:: Raw records ::

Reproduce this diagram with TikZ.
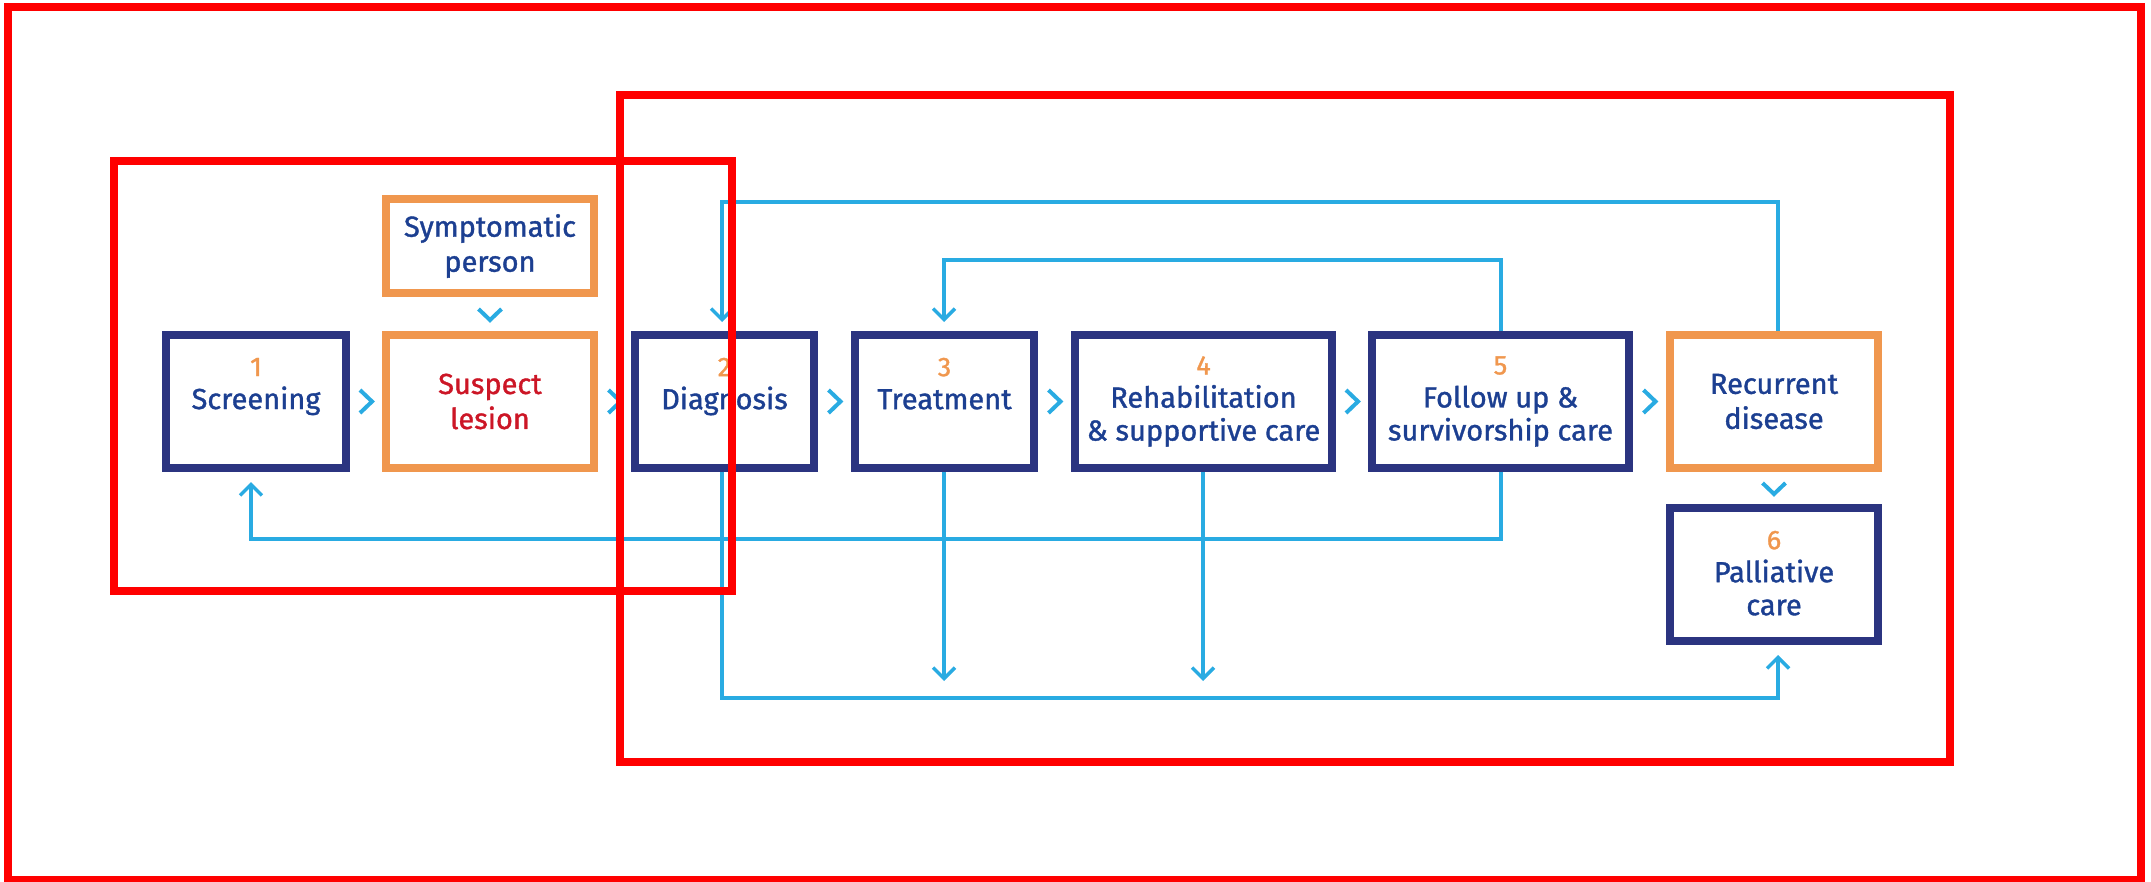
\documentclass[tikz,border=0pt]{standalone}
\usepackage{fontspec}
\setmainfont{Fira Sans}[FakeBold=1.2]
\usetikzlibrary{arrows.meta,calc}
\definecolor{navy}{RGB}{43,52,128}
\definecolor{txtblue}{RGB}{28,63,145}
\definecolor{orng}{RGB}{240,151,78}
\definecolor{cyanl}{RGB}{41,171,226}
\definecolor{redtxt}{RGB}{204,22,38}
\definecolor{pure}{RGB}{255,0,0}
\newcommand{\stepnum}[1]{{\fontsize{27}{33}\selectfont\color{orng}#1}}
\newcommand{\lastline}{\rule[-3pt]{0pt}{3pt}}
\begin{document}
\begin{tikzpicture}[x=1pt,y=-1pt,
  box/.style={draw=navy, line width=8pt, minimum height=133pt, inner sep=0pt,
    align=center, font=\fontsize{29}{33}\selectfont, text=txtblue},
  obox/.style={box, draw=orng, font=\fontsize{29}{35}\selectfont},
  conn/.style={draw=cyanl, line width=3.5pt, line join=miter},
  arr/.style={conn, -{Straight Barb[length=11pt,width=22pt]}},
  chev/.style={draw=cyanl, line width=4pt, line join=miter},
  frame/.style={draw=pure, line width=7.5pt}
]
\path[use as bounding box] (0,0) rectangle (2151,881);

% boxes
\node[obox, minimum width=208pt, minimum height=94pt] (sym) at (490,246) {Symptomatic\\person};
\node[box, minimum width=180pt] (scr) at (256,401.5) {\stepnum{1}\\Screening\\\lastline};
\node[obox, minimum width=208pt, text=redtxt] (sus) at (490,401.5) {Suspect\\lesion};
\node[box, minimum width=179pt] (dia) at (724.5,401.5) {\stepnum{2}\\Diagnosis\\\lastline};
\node[box, minimum width=179pt] (tre) at (944.5,401.5) {\stepnum{3}\\Treatment\\\lastline};
\node[box, minimum width=257pt] (reh) at (1203.5,401.5) {\stepnum{4}\\Rehabilitation\\\& supportive care\lastline};
\node[box, minimum width=257pt] (fol) at (1500.5,401.5) {\stepnum{5}\\Follow up \&\\survivorship care\lastline};
\node[obox, minimum width=208pt] (rec) at (1774,401.5) {Recurrent\\disease};
\node[box, minimum width=208pt] (pal) at (1774,574.5) {\stepnum{6}\\Palliative\\care\lastline};

% guide coordinates
\coordinate (xs) at (251,0);
\coordinate (xd) at (722,0);
\coordinate (xt) at (944,0);
\coordinate (xc) at (1778,0);
\coordinate (xf) at (1501,0);
\coordinate (ya) at (0,202);
\coordinate (yb) at (0,260);
\coordinate (yc) at (0,539);
\coordinate (yd) at (0,698);
\coordinate (e1) at (944,681);
\coordinate (e2) at (1203,681);

% chevrons between boxes
\foreach \a/\b in {scr/sus,sus/dia,dia/tre,tre/reh,reh/fol,fol/rec}
  \draw[chev] ($(\a.east)!0.5!(\b.west)$) ++(-6,-11.5) -- ++(12,11.5) -- ++(-12,11.5);
\foreach \a/\b in {sym/sus,rec/pal}
  \draw[chev] ($(\a.south)!0.5!(\b.north)$) ++(-11.5,-5) -- ++(11.5,11) -- ++(11.5,-11);

% connectors
\draw[arr, shorten >=9pt] (rec.north -| xc) |- (ya -| xd) -- (dia.north -| xd);
\draw[arr, shorten >=9pt] (fol.north -| xf) |- (yb -| xt) -- (tre.north -| xt);
\draw[arr, shorten >=10pt] (fol.south -| xf) |- (yc -| xs) -- (scr.south -| xs);
\draw[arr, shorten >=10pt] (dia.south -| xd) |- (yd -| xc) -- (pal.south -| xc);
\draw[arr] (tre.south -| e1) -- (e1);
\draw[arr] (reh.south -| e2) -- (e2);

% red frames
\draw[frame] (8,7) rectangle (2141,880);
\draw[frame] (114,161) rectangle (732,591);
\draw[frame] (620,95) rectangle (1950,762);
\end{tikzpicture}
\end{document}
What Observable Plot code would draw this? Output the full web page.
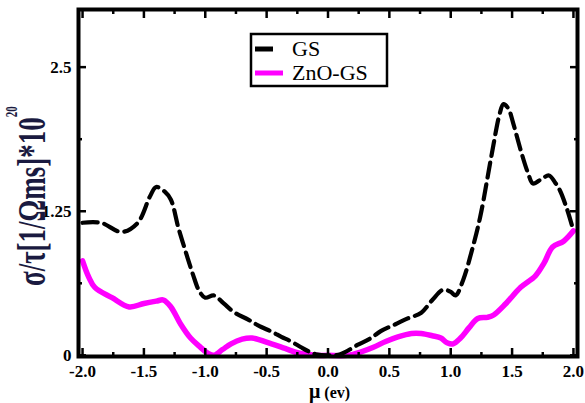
<!DOCTYPE html>
<html>
<head>
<meta charset="utf-8">
<script src="https://cdn.jsdelivr.net/npm/d3@7"></script>
<script src="https://cdn.jsdelivr.net/npm/@observablehq/plot@0.6"></script>
<style>
  html, body { margin: 0; padding: 0; background: #fff; }
  #chart { width: 585px; height: 403px; }
  svg { display: block; }
</style>
</head>
<body>
<div id="chart"></div>
<script>
// ---- data ----
const gsMu = [-2.0, -1.85, -1.68, -1.55, -1.45, -1.40, -1.33, -1.28, -1.22, -1.16, -1.10, -1.05, -1.0, -0.93, -0.85, -0.76, -0.65, -0.57, -0.45, -0.38, -0.30, -0.22, -0.15, -0.10, 0.0, 0.10, 0.24, 0.35, 0.43, 0.55, 0.65, 0.76, 0.85, 0.94, 1.00, 1.04, 1.10, 1.17, 1.24, 1.33, 1.40, 1.43, 1.47, 1.51, 1.57, 1.63, 1.67, 1.74, 1.80, 1.85, 1.89, 1.95, 2.0];
const gsVal = [1.15, 1.15, 1.07, 1.15, 1.38, 1.46, 1.42, 1.35, 1.11, 0.90, 0.70, 0.56, 0.50, 0.52, 0.45, 0.37, 0.31, 0.26, 0.20, 0.16, 0.12, 0.07, 0.03, 0.01, 0.0, 0.01, 0.09, 0.15, 0.21, 0.27, 0.32, 0.37, 0.48, 0.57, 0.55, 0.52, 0.65, 0.90, 1.20, 1.72, 2.10, 2.18, 2.14, 2.01, 1.78, 1.58, 1.49, 1.53, 1.56, 1.50, 1.43, 1.26, 1.08];

const znMu = [-2.0, -1.95, -1.90, -1.76, -1.62, -1.50, -1.40, -1.34, -1.28, -1.20, -1.12, -1.05, -0.98, -0.93, -0.86, -0.79, -0.70, -0.62, -0.46, -0.35, -0.24, -0.10, 0.0, 0.16, 0.27, 0.37, 0.47, 0.57, 0.68, 0.76, 0.85, 0.92, 0.97, 1.02, 1.08, 1.15, 1.22, 1.30, 1.35, 1.45, 1.57, 1.69, 1.76, 1.83, 1.92, 2.0];
const znVal = [0.82, 0.68, 0.59, 0.50, 0.42, 0.45, 0.47, 0.48, 0.42, 0.27, 0.15, 0.08, 0.02, 0.0, 0.05, 0.10, 0.14, 0.15, 0.10, 0.06, 0.02, 0.0, 0.0, 0.0, 0.03, 0.07, 0.12, 0.16, 0.19, 0.19, 0.17, 0.15, 0.11, 0.10, 0.15, 0.24, 0.32, 0.33, 0.35, 0.45, 0.59, 0.69, 0.80, 0.94, 0.99, 1.08];

const seriesNames = ["GS", "ZnO-GS"];
const seriesColors = ["#000000", "#ff00ff"];

const xTicks = [-2.0, -1.5, -1.0, -0.5, 0.0, 0.5, 1.0, 1.5, 2.0];
const xTickLabels = ["-2.0", "-1.5", "-1.0", "-0.5", "0.0", "0.5", "1.0", "1.5", "2.0"];
const xMinorTicks = [-1.75, -1.25, -0.75, -0.25, 0.25, 0.75, 1.25, 1.75];
const yTicks = [0, 1.25, 2.5];
const yTickLabels = ["0", "1.25", "2.5"];
const yMinorTicks = [0.625, 1.875];

const gs = gsMu.map((m, i) => ({mu: m, v: gsVal[i]}));
const zn = znMu.map((m, i) => ({mu: m, v: znVal[i]}));

const serif = "'Liberation Serif', 'Times New Roman', serif";
const tickStyle = {strokeWidth: 2.5};

const chart = Plot.plot({
  width: 585,
  height: 403,
  marginLeft: 78,
  marginRight: 8,
  marginTop: 9,
  marginBottom: 47,
  style: {fontFamily: serif, fontSize: "17px", fontWeight: "bold", color: "#000", background: "#fff"},
  x: {domain: [-2.033, 2.033]},
  y: {domain: [-0.01, 3.0]},
  marks: [
    Plot.line(zn, {x: "mu", y: "v", stroke: seriesColors[1], strokeWidth: 5.5, curve: "catmull-rom"}),
    Plot.line(gs, {x: "mu", y: "v", stroke: seriesColors[0], strokeWidth: 4.2, strokeDasharray: "15,7", curve: "catmull-rom"}),
    // bottom axis
    Plot.axisX({anchor: "bottom", ticks: xTicks, tickSize: -8, tickPadding: 16, tickFormat: (d, i) => xTickLabels[i], label: null, ...tickStyle}),
    Plot.axisX({anchor: "bottom", ticks: xMinorTicks, tickSize: -4, tickFormat: () => "", label: null, ...tickStyle}),
    // top axis (ticks only)
    Plot.axisX({anchor: "top", ticks: xTicks, tickSize: -8, tickFormat: () => "", label: null, ...tickStyle}),
    Plot.axisX({anchor: "top", ticks: xMinorTicks, tickSize: -4, tickFormat: () => "", label: null, ...tickStyle}),
    // left axis
    Plot.axisY({anchor: "left", ticks: yTicks, tickSize: -8, tickPadding: 15, tickFormat: (d, i) => yTickLabels[i], label: null, ...tickStyle}),
    Plot.axisY({anchor: "left", ticks: yMinorTicks, tickSize: -4, tickFormat: () => "", label: null, ...tickStyle}),
    // right axis (ticks only)
    Plot.axisY({anchor: "right", ticks: yTicks, tickSize: -8, tickFormat: () => "", label: null, ...tickStyle}),
    Plot.axisY({anchor: "right", ticks: yMinorTicks, tickSize: -4, tickFormat: () => "", label: null, ...tickStyle}),
    Plot.frame({stroke: "#000", strokeWidth: 4})
  ]
});

document.getElementById("chart").appendChild(chart);

const svg = d3.select(chart);

// tick labels: bold serif, like the original
svg.selectAll('g[aria-label$="tick label"]')
  .attr("font-size", 17)
  .attr("font-weight", "bold")
  .attr("font-family", serif);

// Y-axis label (rotated, stretched like the original)
const yl = svg.append("text")
  .attr("transform", "translate(45,286) rotate(-90) scale(1,1.45)")
  .attr("text-anchor", "start")
  .attr("font-family", serif)
  .attr("font-weight", "bold")
  .attr("font-size", 27)
  .attr("fill", "#1a1a40");
yl.append("tspan").text("σ/τ[1/Ωms]*10");
yl.append("tspan").attr("dy", -19).attr("font-size", 11).text("20");

// X-axis label
const xl = svg.append("text")
  .attr("x", 309)
  .attr("y", 398)
  .attr("text-anchor", "start")
  .attr("font-family", serif)
  .attr("font-weight", "bold")
  .attr("fill", "#000");
xl.append("tspan").attr("font-size", 20).text("μ");
xl.append("tspan").attr("font-size", 16).attr("dx", 4).text("(ev)");

// Legend
const lg = svg.append("g");
lg.append("rect")
  .attr("x", 251).attr("y", 34).attr("width", 136).attr("height", 52)
  .attr("fill", "#fff").attr("stroke", "#000").attr("stroke-width", 2.5);
const legendRows = [49, 73];
seriesNames.forEach((name, i) => {
  lg.append("line")
    .attr("x1", 255).attr("x2", i === 0 ? 273 : 283)
    .attr("y1", legendRows[i]).attr("y2", legendRows[i])
    .attr("stroke", seriesColors[i]).attr("stroke-width", 5);
  lg.append("text")
    .attr("x", 292).attr("y", legendRows[i] + 7)
    .attr("text-anchor", "start")
    .attr("font-family", serif)
    .attr("font-weight", "normal")
    .attr("font-size", 22)
    .attr("fill", "#000")
    .text(name);
});
</script>
</body>
</html>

:: THE EXERCISE ::
The required output is the exact run of lines from the start of the records through the line containing "(0,0) rectangle (2151,881);", both ends included, with no pictures.

:: OUTPUT ::
Reproduce this diagram with TikZ.
\documentclass[tikz,border=0pt]{standalone}
\usepackage{fontspec}
\setmainfont{Fira Sans}[FakeBold=1.2]
\usetikzlibrary{arrows.meta,calc}
\definecolor{navy}{RGB}{43,52,128}
\definecolor{txtblue}{RGB}{28,63,145}
\definecolor{orng}{RGB}{240,151,78}
\definecolor{cyanl}{RGB}{41,171,226}
\definecolor{redtxt}{RGB}{204,22,38}
\definecolor{pure}{RGB}{255,0,0}
\newcommand{\stepnum}[1]{{\fontsize{27}{33}\selectfont\color{orng}#1}}
\newcommand{\lastline}{\rule[-3pt]{0pt}{3pt}}
\begin{document}
\begin{tikzpicture}[x=1pt,y=-1pt,
  box/.style={draw=navy, line width=8pt, minimum height=133pt, inner sep=0pt,
    align=center, font=\fontsize{29}{33}\selectfont, text=txtblue},
  obox/.style={box, draw=orng, font=\fontsize{29}{35}\selectfont},
  conn/.style={draw=cyanl, line width=3.5pt, line join=miter},
  arr/.style={conn, -{Straight Barb[length=11pt,width=22pt]}},
  chev/.style={draw=cyanl, line width=4pt, line join=miter},
  frame/.style={draw=pure, line width=7.5pt}
]
\path[use as bounding box] (0,0) rectangle (2151,881);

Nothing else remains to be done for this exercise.